*TASK:*
The lines from the top of the material below through the line containing "41, 44, 44]" are to be printed exactly, with pictures omitted.
★ ★ ★
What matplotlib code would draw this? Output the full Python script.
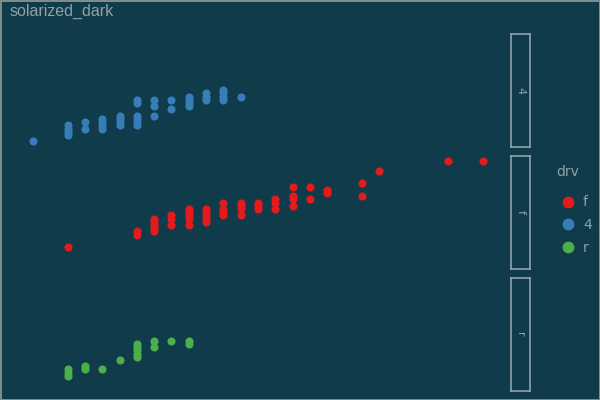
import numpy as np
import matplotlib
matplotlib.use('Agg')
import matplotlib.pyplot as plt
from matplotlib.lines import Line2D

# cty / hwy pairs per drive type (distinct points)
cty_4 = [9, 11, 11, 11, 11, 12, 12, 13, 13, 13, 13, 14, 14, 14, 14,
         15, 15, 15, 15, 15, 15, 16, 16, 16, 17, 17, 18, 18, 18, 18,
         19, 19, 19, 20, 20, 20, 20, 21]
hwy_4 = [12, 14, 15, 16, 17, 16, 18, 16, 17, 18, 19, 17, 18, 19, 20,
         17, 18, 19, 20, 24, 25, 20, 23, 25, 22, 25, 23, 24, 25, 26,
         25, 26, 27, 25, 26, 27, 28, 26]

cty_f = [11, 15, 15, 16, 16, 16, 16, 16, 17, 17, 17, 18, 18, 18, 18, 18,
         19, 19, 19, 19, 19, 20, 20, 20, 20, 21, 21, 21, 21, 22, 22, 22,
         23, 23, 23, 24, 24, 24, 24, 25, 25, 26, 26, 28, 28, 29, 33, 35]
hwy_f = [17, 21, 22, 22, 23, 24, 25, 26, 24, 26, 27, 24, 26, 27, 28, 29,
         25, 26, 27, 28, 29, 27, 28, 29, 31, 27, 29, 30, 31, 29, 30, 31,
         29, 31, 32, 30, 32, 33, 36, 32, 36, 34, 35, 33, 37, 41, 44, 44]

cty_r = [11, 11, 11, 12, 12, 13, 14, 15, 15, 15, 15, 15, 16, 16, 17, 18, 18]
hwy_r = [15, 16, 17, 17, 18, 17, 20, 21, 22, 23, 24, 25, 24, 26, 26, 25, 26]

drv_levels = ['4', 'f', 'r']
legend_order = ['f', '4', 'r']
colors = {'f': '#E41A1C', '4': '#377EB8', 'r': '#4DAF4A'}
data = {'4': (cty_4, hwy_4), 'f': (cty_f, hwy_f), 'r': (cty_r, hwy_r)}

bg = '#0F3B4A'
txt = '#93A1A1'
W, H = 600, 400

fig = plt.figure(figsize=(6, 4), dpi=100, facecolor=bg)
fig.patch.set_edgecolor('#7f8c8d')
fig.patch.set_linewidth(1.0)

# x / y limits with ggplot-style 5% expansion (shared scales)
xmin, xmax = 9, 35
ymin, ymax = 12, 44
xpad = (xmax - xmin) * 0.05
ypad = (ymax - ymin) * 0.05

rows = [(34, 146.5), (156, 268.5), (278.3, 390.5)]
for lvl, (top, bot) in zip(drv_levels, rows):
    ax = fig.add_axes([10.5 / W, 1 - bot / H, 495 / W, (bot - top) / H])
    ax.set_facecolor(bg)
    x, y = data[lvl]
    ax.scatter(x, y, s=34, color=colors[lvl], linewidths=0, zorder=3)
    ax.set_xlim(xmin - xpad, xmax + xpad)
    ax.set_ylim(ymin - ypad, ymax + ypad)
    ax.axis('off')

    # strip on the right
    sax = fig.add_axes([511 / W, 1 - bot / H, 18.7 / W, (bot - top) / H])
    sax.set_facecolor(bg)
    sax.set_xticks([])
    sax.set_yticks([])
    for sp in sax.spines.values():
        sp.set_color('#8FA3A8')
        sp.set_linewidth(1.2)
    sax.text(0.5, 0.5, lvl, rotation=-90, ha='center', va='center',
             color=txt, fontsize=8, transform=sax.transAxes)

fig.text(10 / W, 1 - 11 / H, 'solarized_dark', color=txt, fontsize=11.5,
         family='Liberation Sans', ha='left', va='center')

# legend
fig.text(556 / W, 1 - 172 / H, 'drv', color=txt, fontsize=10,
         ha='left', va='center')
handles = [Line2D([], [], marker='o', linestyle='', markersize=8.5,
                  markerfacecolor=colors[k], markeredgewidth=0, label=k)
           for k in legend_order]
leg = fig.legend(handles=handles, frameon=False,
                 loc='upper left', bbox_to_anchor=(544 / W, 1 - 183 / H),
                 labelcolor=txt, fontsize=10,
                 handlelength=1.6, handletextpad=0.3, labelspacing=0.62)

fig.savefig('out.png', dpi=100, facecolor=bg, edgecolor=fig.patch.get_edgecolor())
★ ★ ★
*REPLY TO THE TASK:*
What matplotlib code would draw this? Output the full Python script.
import numpy as np
import matplotlib
matplotlib.use('Agg')
import matplotlib.pyplot as plt
from matplotlib.lines import Line2D

# cty / hwy pairs per drive type (distinct points)
cty_4 = [9, 11, 11, 11, 11, 12, 12, 13, 13, 13, 13, 14, 14, 14, 14,
         15, 15, 15, 15, 15, 15, 16, 16, 16, 17, 17, 18, 18, 18, 18,
         19, 19, 19, 20, 20, 20, 20, 21]
hwy_4 = [12, 14, 15, 16, 17, 16, 18, 16, 17, 18, 19, 17, 18, 19, 20,
         17, 18, 19, 20, 24, 25, 20, 23, 25, 22, 25, 23, 24, 25, 26,
         25, 26, 27, 25, 26, 27, 28, 26]

cty_f = [11, 15, 15, 16, 16, 16, 16, 16, 17, 17, 17, 18, 18, 18, 18, 18,
         19, 19, 19, 19, 19, 20, 20, 20, 20, 21, 21, 21, 21, 22, 22, 22,
         23, 23, 23, 24, 24, 24, 24, 25, 25, 26, 26, 28, 28, 29, 33, 35]
hwy_f = [17, 21, 22, 22, 23, 24, 25, 26, 24, 26, 27, 24, 26, 27, 28, 29,
         25, 26, 27, 28, 29, 27, 28, 29, 31, 27, 29, 30, 31, 29, 30, 31,
         29, 31, 32, 30, 32, 33, 36, 32, 36, 34, 35, 33, 37, 41, 44, 44]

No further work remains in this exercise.